Se si usano i permessi, il problema è quello della loro distribuzione iniziale. Darli sulla base delle emissioni passate è ingiusto; è come allocare la redistribuzione degli aiuti in un sistema federale sulla base della spesa passata. Un principio di equità suggerirebbe di allocarli in proporzione alle emissioni pro-capite, che oggi favorisce i PVS.
La corrispondenza tra un sistema di permessi e la tassa globale sul carbonio si ha solo se i permessi sono venduti all’asta, anche perché questo assicura un gettito al regolatore, gettito che può essere ridistribuito.

Questo va bene tra paesi avanzati: ad es. il sistema europeo dovrebbe essere basato sull’asta e per renderlo più accettabile dovrebbe essere garantito l’uso del gettito per supporto R&D e per scopi redistributivi.
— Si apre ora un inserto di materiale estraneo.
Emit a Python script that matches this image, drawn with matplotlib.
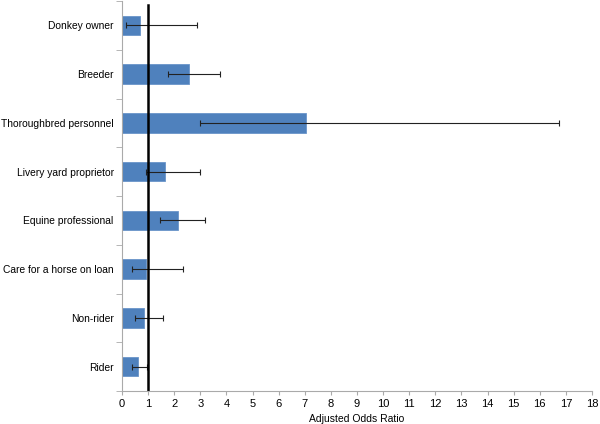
import numpy as np
import matplotlib
matplotlib.use("Agg")
import matplotlib.pyplot as plt

plt.rcParams['font.family'] = ['Liberation Sans', 'DejaVu Sans']

categories = ["Donkey owner", "Breeder", "Thoroughbred personnel",
              "Livery yard proprietor", "Equine professional",
              "Care for a horse on loan", "Non-rider", "Rider"]
odds = [0.68, 2.57, 7.06, 1.65, 2.14, 0.90, 0.84, 0.60]
ci_low = [0.15, 1.78, 2.99, 0.93, 1.46, 0.39, 0.50, 0.39]
ci_high = [2.87, 3.75, 16.75, 2.99, 3.18, 2.33, 1.56, 0.97]

odds = np.array(odds)
err = np.vstack([odds - np.array(ci_low), np.array(ci_high) - odds])
ypos = np.arange(len(categories))[::-1]

fig = plt.figure(figsize=(6, 4.24), dpi=100)
ax = fig.add_axes([122/600, 33/424, 470/600, 390/424])

ax.barh(ypos, odds, height=0.4, color='#4F81BD', edgecolor='#6A95C9', linewidth=0.6)
ax.errorbar(odds, ypos, xerr=err, fmt='none', ecolor='#222222',
            elinewidth=0.8, capsize=2.5, capthick=0.8)
ax.axvline(1, ymin=0, ymax=0.99, color='black', linewidth=1.8)

ax.set_xlim(0, 18)
ax.set_ylim(-0.5, len(categories) - 0.5)
ax.set_xticks(range(0, 19))
ax.set_yticks(ypos)
ax.set_yticklabels(categories)
ax.set_yticks(np.arange(-0.5, len(categories)), minor=True)
ax.tick_params(axis='y', which='major', length=0, pad=6, labelsize=7.4)
ax.tick_params(axis='y', which='minor', length=4, color='#aaaaaa', direction='out')
ax.tick_params(axis='x', length=3, color='#aaaaaa', labelsize=8, pad=3)
ax.set_xlabel("Adjusted Odds Ratio", fontsize=7.5, labelpad=3)

for s in ['top', 'right']:
    ax.spines[s].set_visible(False)
for s in ['left', 'bottom']:
    ax.spines[s].set_color('#aaaaaa')
    ax.spines[s].set_linewidth(0.8)

fig.savefig("out.png", dpi=100)
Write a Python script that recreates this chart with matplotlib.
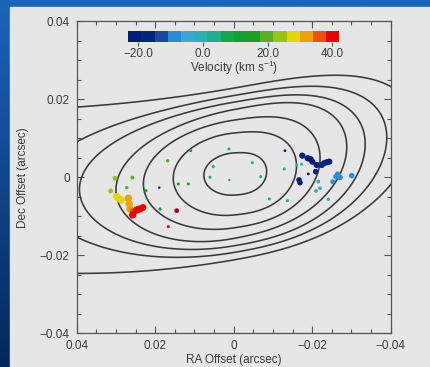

Che dire di un sistema applicato a livello globale? I paesi ricchi dovrebbero pagare per avere i permessi. Se pagano, i più ricchi che emettono di più hanno più permessi, ma almeno danno luogo ad un gettito che può essere utilizzato per i meno ricchi in una logica di sviluppo sostenibile. Inoltre i ricchi possono vendere i permessi ai più poveri, ma a che prezzo? Di fatto potrebbe essere così alto da non favorire i PVS. Non sono del tutto sicuro che applicato a livello globale funzionerebbe e favorirebbe i PVS. C’è anche il rischio di un eccesso di offerta con un prezzo troppo basso.
In ogni caso c’è un enorme problema di implementazione di un mercato globale dei permessi, nonché di “monitoring” e di “enforcement”.
Ci sono poi ancora altri problemi. Un paese in via di sviluppo che ha costi marginali di abbattimento più bassi vende permessi al paese avanzato e riceve redditi; come evitare che vengano usati per politiche di crescita non sostenibili? Ecco un altro esempio di come la regolazione ambientale vada associata con una politica, in questo caso, di trasferimento di tecnologie.

In conclusione, specialmente quando consideriamo i problemi ambientali globali, ci rendiamo conto che la globalizzazione dello sviluppo, benché possa essere promossa dai mercati, non può essere lasciata solo ai mercati: essa richiede politiche coordinate, specialmente nella direzione di una immissione delle tecnologie più adeguate a garantire la sostenibilità del processo di globalizzazione, e la diffusione di un’etica della responsabilità sociale nei vari paesi, diffusione che può essere promossa utilizzando il meglio delle diverse culture e tradizioni che in questi paesi si esprimono.